Eton Pharmaceuticals Inc (NASDAQ:ETON) and its manufacturing partner, Tulex Pharmaceuticals recently announced that they are filing for a new drug application (NDA) for their pipeline drug, ET-101.
ET-101 is a topiramate oral solution that Eton and Tulex have been developing as a treatment for migraines and Partial-Onset Seizures. Eton submitted the filing to the Food & Drug Administration (FDA) and the filing highlighted three indications: Migraine prevention treatment that can be administered to individuals above 12 years old; therapy for partial-onset seizures such as seizures that are caused by Lennox-Gastaut syndrome; therapy for patients with general seizures to be administered to patients above 2 years old.
“Topiramate is one of the most widely compounded oral liquids, and our product addresses the unmet need for pediatric-friendly formulations of the molecule,” stated Eton Pharmaceuticals CEO, Sean Brynjelsen.

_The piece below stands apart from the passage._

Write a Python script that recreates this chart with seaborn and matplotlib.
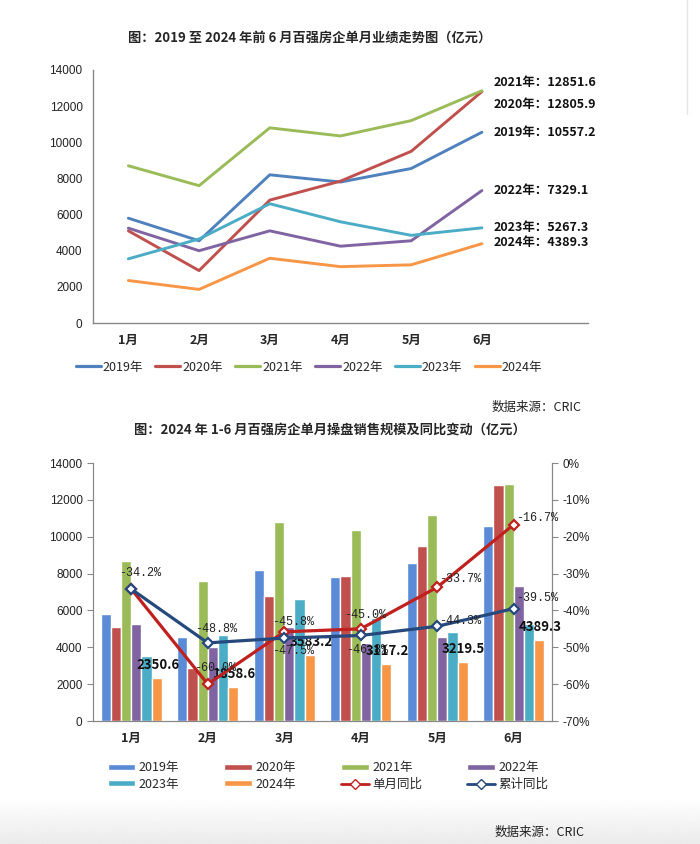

The CEO also added in the statement that his company looks forward to working with the FDA to deliver a safe, effective, and approved product to patients as soon as possible. If ET-101 receives NDA status from the FDA, then it will become the first topiramate liquid formulation to be given the greenlight by the regulatory authority.

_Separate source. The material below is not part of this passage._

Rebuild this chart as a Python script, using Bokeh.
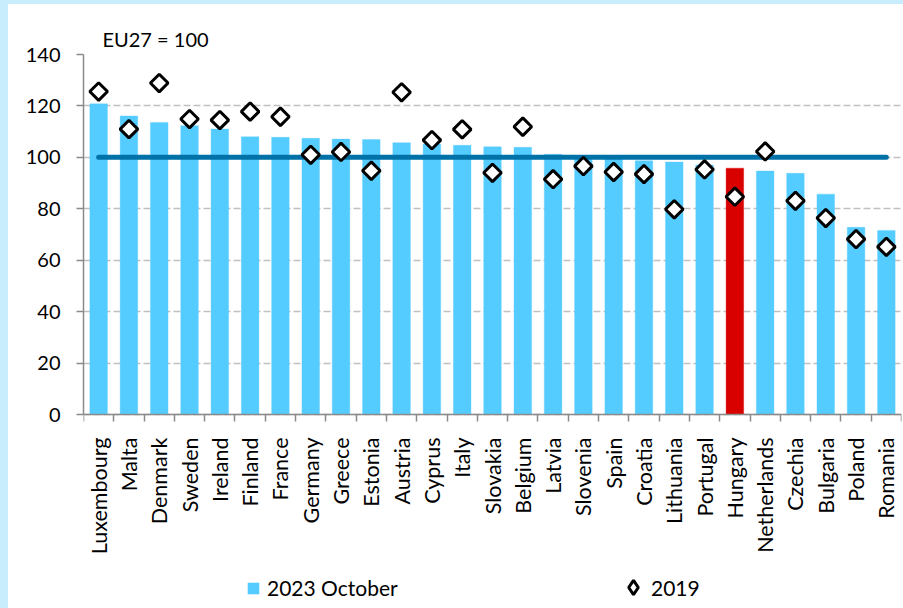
import math
from bokeh.plotting import figure
from bokeh.layouts import column, row
from bokeh.models import (ColumnDataSource, FixedTicker, Legend, LegendItem, Range1d,
                          Spacer)
from bokeh.embed import file_html
from bokeh.resources import INLINE

# ---- data ----
countries = ["Luxembourg", "Malta", "Denmark", "Sweden", "Ireland", "Finland", "France",
             "Germany", "Greece", "Estonia", "Austria", "Cyprus", "Italy", "Slovakia",
             "Belgium", "Latvia", "Slovenia", "Spain", "Croatia", "Lithuania", "Portugal",
             "Hungary", "Netherlands", "Czechia", "Bulgaria", "Poland", "Romania"]
values_2023_oct = [120.8, 116.1, 113.6, 112.3, 111.0, 108.0, 107.8, 107.4, 107.1, 106.9,
                   105.7, 105.2, 104.7, 104.1, 103.9, 101.2, 100.5, 99.6, 98.7, 98.2,
                   97.0, 95.8, 94.7, 93.8, 85.7, 72.8, 71.6]
values_2019 = [125.6, 111.0, 128.9, 114.9, 114.5, 117.8, 115.8, 101.0, 102.1, 94.8,
               125.3, 106.7, 110.9, 94.0, 111.9, 91.5, 96.6, 94.3, 93.5, 79.8,
               95.3, 84.7, 102.3, 83.1, 76.4, 68.2, 65.2]
eu27_reference = [100] * len(countries)
highlight_country = "Hungary"
y_ticks = [0, 20, 40, 60, 80, 100, 120, 140]
title_text = "EU27 = 100"
legend_bar_label = "2023 October"
legend_marker_label = "2019"

# ---- styles / layout ----
BAR = "#55CCFF"
HIGHLIGHT = "#D90000"
LINE = "#0072A8"
AXIS = "#8A8A8A"
FRAME_BG = "#C8EDFD"
FONT = "Lato"
EDGE_L, EDGE_T = 8, 4
W, H = 903 - EDGE_L, 608 - EDGE_T
TOP, ZERO_PX = 50, 410          # pixel rows (in the figure) of the top tick and of zero
y_low = -(y_ticks[-1] - y_ticks[0]) * (H - ZERO_PX) / (ZERO_PX - TOP)

n = len(countries)
xs = list(range(n))
colors = [HIGHLIGHT if c == highlight_country else BAR for c in countries]
src = ColumnDataSource(dict(x=xs, v23=values_2023_oct, v19=values_2019,
                            ref=eu27_reference, color=colors))

p = figure(width=W, height=H, output_backend="svg", toolbar_location=None,
           x_range=Range1d(-0.5, n - 0.5), y_range=Range1d(y_low, y_ticks[-1]),
           min_border_left=75, min_border_right=2, min_border_top=TOP,
           min_border_bottom=0, outline_line_color=None,
           background_fill_color="white", border_fill_color="white")

bars = p.vbar(x="x", top="v23", width=0.58, source=src, fill_color="color",
              line_color="color", line_alpha=0.35)
p.line(x="x", y="ref", source=src, line_width=5, line_color=LINE, line_cap="round")
# diamond used for the legend key; drawn small, hidden beneath the 2019 markers
key_diamond = p.scatter(x="x", y="v19", source=src, marker="diamond", size=7,
                        fill_color="white", line_color="black", line_width=3)
pts = p.scatter(x="x", y="v19", source=src, marker="square", size=12.5,
                angle=math.pi / 4, fill_color="white", line_color="black", line_width=3)

# title
p.title.text = title_text
p.title.align = "left"
p.title.offset = 19
p.title.standoff = 7
p.title.text_font = FONT
p.title.text_font_size = "20px"
p.title.text_font_style = "normal"
p.title.text_color = "black"

# y axis
p.yaxis.ticker = FixedTicker(ticks=y_ticks)
p.yaxis.bounds = (y_ticks[0], y_ticks[-1])
p.yaxis.axis_line_color = AXIS
p.yaxis.axis_line_width = 1.5
p.yaxis.major_tick_line_color = AXIS
p.yaxis.major_tick_line_width = 1.5
p.yaxis.major_tick_out = 7
p.yaxis.major_tick_in = 0
p.yaxis.minor_tick_line_color = None
p.yaxis.major_label_text_font = FONT
p.yaxis.major_label_text_font_size = "20px"
p.yaxis.major_label_text_color = "black"
p.yaxis.major_label_standoff = 16

p.ygrid.ticker = FixedTicker(ticks=y_ticks)
p.ygrid.grid_line_color = "#C0C0C0"
p.ygrid.grid_line_width = 1.4
p.ygrid.grid_line_dash = "7 3"
p.xgrid.grid_line_color = None

# x axis at value 0: labels at centres, ticks at category boundaries
boundaries = [i - 0.5 for i in range(n + 1)]
p.xaxis.fixed_location = y_ticks[0]
p.xaxis.ticker = FixedTicker(ticks=xs, minor_ticks=boundaries)
p.xaxis.major_label_overrides = {i: c for i, c in enumerate(countries)}
p.xaxis.major_label_orientation = math.pi / 2
p.xaxis.major_tick_out = 0
p.xaxis.major_tick_in = 0
p.xaxis.minor_tick_out = 7
p.xaxis.minor_tick_in = 0
p.xaxis.minor_tick_line_color = AXIS
p.xaxis.minor_tick_line_width = 1.5
p.xaxis.axis_line_color = AXIS
p.xaxis.axis_line_width = 1.5
p.xaxis.major_label_text_font = FONT
p.xaxis.major_label_text_font_size = "21.5px"
p.xaxis.major_label_text_color = "black"
p.xaxis.major_label_standoff = 16

common = dict(orientation="horizontal", padding=0, margin=0, border_line_color=None,
              background_fill_alpha=0, label_text_font=FONT,
              label_text_font_size="21px", label_text_color="black")
legend_a = Legend(items=[LegendItem(label=legend_bar_label, renderers=[bars], index=0)],
                  location=(163, 8), glyph_width=14, glyph_height=14,
                  label_standoff=7, **common)
legend_b = Legend(items=[LegendItem(label=legend_marker_label, renderers=[key_diamond],
                                    index=0)],
                  location=(532, 3), glyph_width=36, glyph_height=36,
                  label_standoff=0, **common)
p.add_layout(legend_a, "center")
p.add_layout(legend_b, "center")

bg = {"background-color": FRAME_BG}
page = column(Spacer(width=903, height=EDGE_T, styles=bg),
              row(Spacer(width=EDGE_L, height=H, styles=bg), p, spacing=0),
              spacing=0)

open("out.html", "w").write(file_html(page, INLINE))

Topiramate’s liquid formulation addresses the unmet needs of patients suffering from dysphagia and patients that require precision dosing such as the one that Eton can deliver through the formulation. For example, it will be ideal for children that suffer from the indicated condition as long as they are within the age recommended by physicians.
Eton finalizes its public offering
Eton also announced the closure of its public offering last week through which the company had previously announced a public offering of 3,220,000 shares of common stock. The shares were priced at $7.00 per share and it included the sale of 420,000 shares that were sold when the underwriter fully exercised its overallotment option.
Eton managed to generate $22.5 million in gross proceeds from the sale, before the offering expenses, commissions, and underwriting discounts were deducted. The company plans to use some of the net proceeds from the public offering to boost its working capital and general corporate purposes such as administration costs, capital expenditures, research, and development activities.